◆ DO THIS ◆
Your task is to repeat the lines below exactly, excluding any pictures they contain.
++++++++++
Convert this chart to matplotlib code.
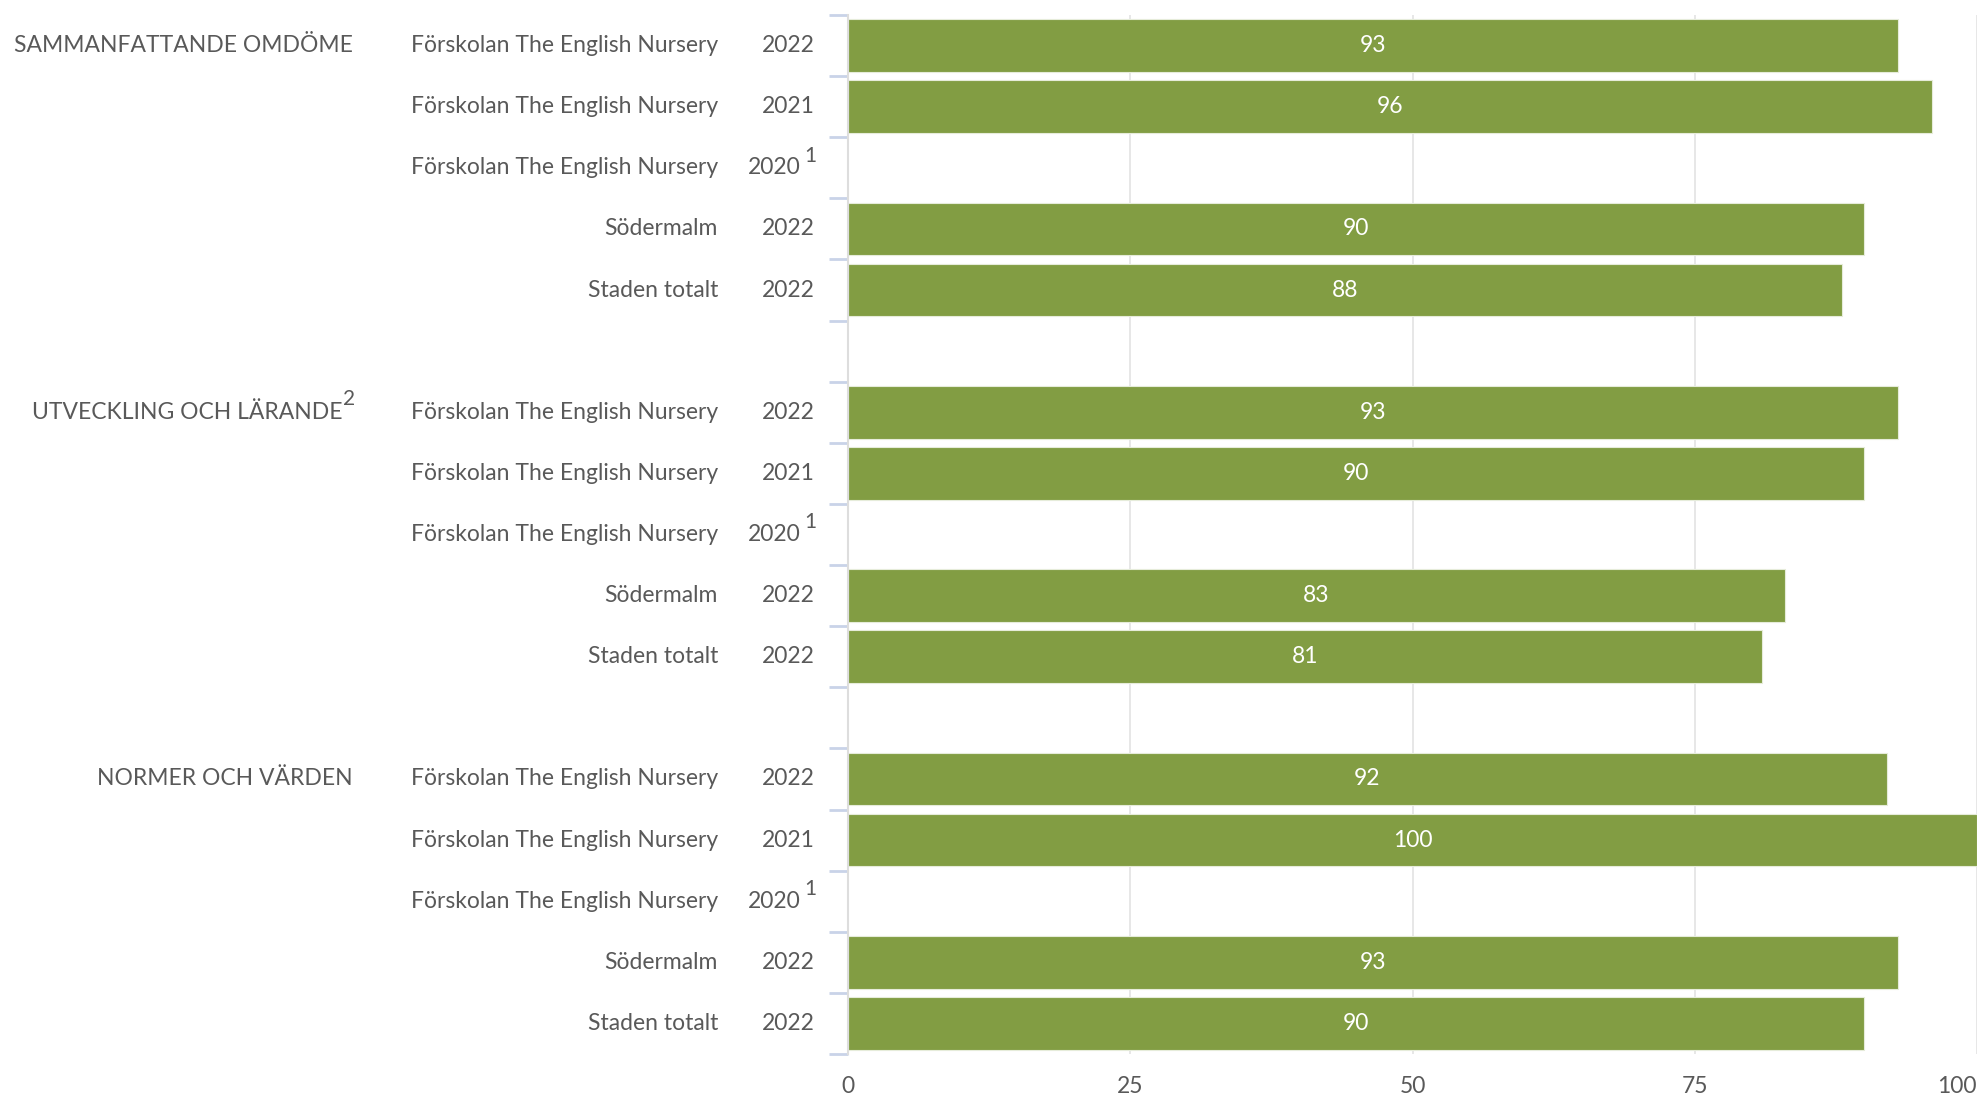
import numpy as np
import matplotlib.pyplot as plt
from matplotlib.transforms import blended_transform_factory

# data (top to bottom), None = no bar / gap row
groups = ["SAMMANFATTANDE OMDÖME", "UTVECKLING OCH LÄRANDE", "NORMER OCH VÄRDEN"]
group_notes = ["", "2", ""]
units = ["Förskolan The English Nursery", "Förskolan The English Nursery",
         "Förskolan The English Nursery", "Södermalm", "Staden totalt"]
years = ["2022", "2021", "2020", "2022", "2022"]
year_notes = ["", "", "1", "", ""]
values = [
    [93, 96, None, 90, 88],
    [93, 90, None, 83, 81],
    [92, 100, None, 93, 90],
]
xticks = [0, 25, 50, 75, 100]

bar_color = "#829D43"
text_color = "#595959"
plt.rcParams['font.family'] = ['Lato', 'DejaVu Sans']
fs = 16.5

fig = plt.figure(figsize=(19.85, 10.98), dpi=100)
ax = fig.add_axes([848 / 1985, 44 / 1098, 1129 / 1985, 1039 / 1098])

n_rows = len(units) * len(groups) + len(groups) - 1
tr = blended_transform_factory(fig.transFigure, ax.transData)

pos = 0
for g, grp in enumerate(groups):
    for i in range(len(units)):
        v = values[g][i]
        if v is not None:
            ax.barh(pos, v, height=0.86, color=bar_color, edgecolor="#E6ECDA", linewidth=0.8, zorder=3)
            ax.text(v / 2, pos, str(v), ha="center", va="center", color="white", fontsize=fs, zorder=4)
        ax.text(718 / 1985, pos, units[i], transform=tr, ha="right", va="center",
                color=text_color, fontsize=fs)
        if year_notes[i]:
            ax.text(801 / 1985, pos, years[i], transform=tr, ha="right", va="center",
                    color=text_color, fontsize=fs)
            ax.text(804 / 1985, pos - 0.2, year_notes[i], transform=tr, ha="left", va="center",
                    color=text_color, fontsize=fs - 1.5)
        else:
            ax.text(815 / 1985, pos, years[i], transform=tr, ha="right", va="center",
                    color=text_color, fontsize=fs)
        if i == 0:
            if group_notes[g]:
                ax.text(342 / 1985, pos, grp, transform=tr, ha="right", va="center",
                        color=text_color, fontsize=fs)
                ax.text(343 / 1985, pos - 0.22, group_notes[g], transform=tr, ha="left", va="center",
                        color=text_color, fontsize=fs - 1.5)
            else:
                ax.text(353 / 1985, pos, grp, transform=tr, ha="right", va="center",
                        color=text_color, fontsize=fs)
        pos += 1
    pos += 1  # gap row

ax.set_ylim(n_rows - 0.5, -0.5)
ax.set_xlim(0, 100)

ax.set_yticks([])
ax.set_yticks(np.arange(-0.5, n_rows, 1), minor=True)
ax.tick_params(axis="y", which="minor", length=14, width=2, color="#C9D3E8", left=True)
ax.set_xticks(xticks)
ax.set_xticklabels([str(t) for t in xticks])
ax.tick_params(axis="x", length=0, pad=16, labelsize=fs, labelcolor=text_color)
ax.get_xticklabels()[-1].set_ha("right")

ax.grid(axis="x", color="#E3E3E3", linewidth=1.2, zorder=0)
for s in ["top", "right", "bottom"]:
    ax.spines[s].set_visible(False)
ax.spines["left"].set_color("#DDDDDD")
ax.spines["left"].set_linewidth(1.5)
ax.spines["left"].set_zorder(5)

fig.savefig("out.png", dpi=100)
++++++++++
◆ THE OUTPUT ◆
Convert this chart to matplotlib code.
import numpy as np
import matplotlib.pyplot as plt
from matplotlib.transforms import blended_transform_factory

# data (top to bottom), None = no bar / gap row
groups = ["SAMMANFATTANDE OMDÖME", "UTVECKLING OCH LÄRANDE", "NORMER OCH VÄRDEN"]
group_notes = ["", "2", ""]
units = ["Förskolan The English Nursery", "Förskolan The English Nursery",
         "Förskolan The English Nursery", "Södermalm", "Staden totalt"]
years = ["2022", "2021", "2020", "2022", "2022"]
year_notes = ["", "", "1", "", ""]
values = [
    [93, 96, None, 90, 88],
    [93, 90, None, 83, 81],
    [92, 100, None, 93, 90],
]
xticks = [0, 25, 50, 75, 100]

bar_color = "#829D43"
text_color = "#595959"
plt.rcParams['font.family'] = ['Lato', 'DejaVu Sans']
fs = 16.5

fig = plt.figure(figsize=(19.85, 10.98), dpi=100)
ax = fig.add_axes([848 / 1985, 44 / 1098, 1129 / 1985, 1039 / 1098])

n_rows = len(units) * len(groups) + len(groups) - 1
tr = blended_transform_factory(fig.transFigure, ax.transData)

pos = 0
for g, grp in enumerate(groups):
    for i in range(len(units)):
        v = values[g][i]
        if v is not None:
            ax.barh(pos, v, height=0.86, color=bar_color, edgecolor="#E6ECDA", linewidth=0.8, zorder=3)
            ax.text(v / 2, pos, str(v), ha="center", va="center", color="white", fontsize=fs, zorder=4)
        ax.text(718 / 1985, pos, units[i], transform=tr, ha="right", va="center",
                color=text_color, fontsize=fs)
        if year_notes[i]:
            ax.text(801 / 1985, pos, years[i], transform=tr, ha="right", va="center",
                    color=text_color, fontsize=fs)
            ax.text(804 / 1985, pos - 0.2, year_notes[i], transform=tr, ha="left", va="center",
                    color=text_color, fontsize=fs - 1.5)
        else:
            ax.text(815 / 1985, pos, years[i], transform=tr, ha="right", va="center",
                    color=text_color, fontsize=fs)
        if i == 0:
            if group_notes[g]:
                ax.text(342 / 1985, pos, grp, transform=tr, ha="right", va="center",
                        color=text_color, fontsize=fs)
                ax.text(343 / 1985, pos - 0.22, group_notes[g], transform=tr, ha="left", va="center",
                        color=text_color, fontsize=fs - 1.5)
            else:
                ax.text(353 / 1985, pos, grp, transform=tr, ha="right", va="center",
                        color=text_color, fontsize=fs)
        pos += 1
    pos += 1  # gap row

ax.set_ylim(n_rows - 0.5, -0.5)
ax.set_xlim(0, 100)

ax.set_yticks([])
ax.set_yticks(np.arange(-0.5, n_rows, 1), minor=True)
ax.tick_params(axis="y", which="minor", length=14, width=2, color="#C9D3E8", left=True)
ax.set_xticks(xticks)
ax.set_xticklabels([str(t) for t in xticks])
ax.tick_params(axis="x", length=0, pad=16, labelsize=fs, labelcolor=text_color)
ax.get_xticklabels()[-1].set_ha("right")

ax.grid(axis="x", color="#E3E3E3", linewidth=1.2, zorder=0)
for s in ["top", "right", "bottom"]:
    ax.spines[s].set_visible(False)
ax.spines["left"].set_color("#DDDDDD")
ax.spines["left"].set_linewidth(1.5)
ax.spines["left"].set_zorder(5)

fig.savefig("out.png", dpi=100)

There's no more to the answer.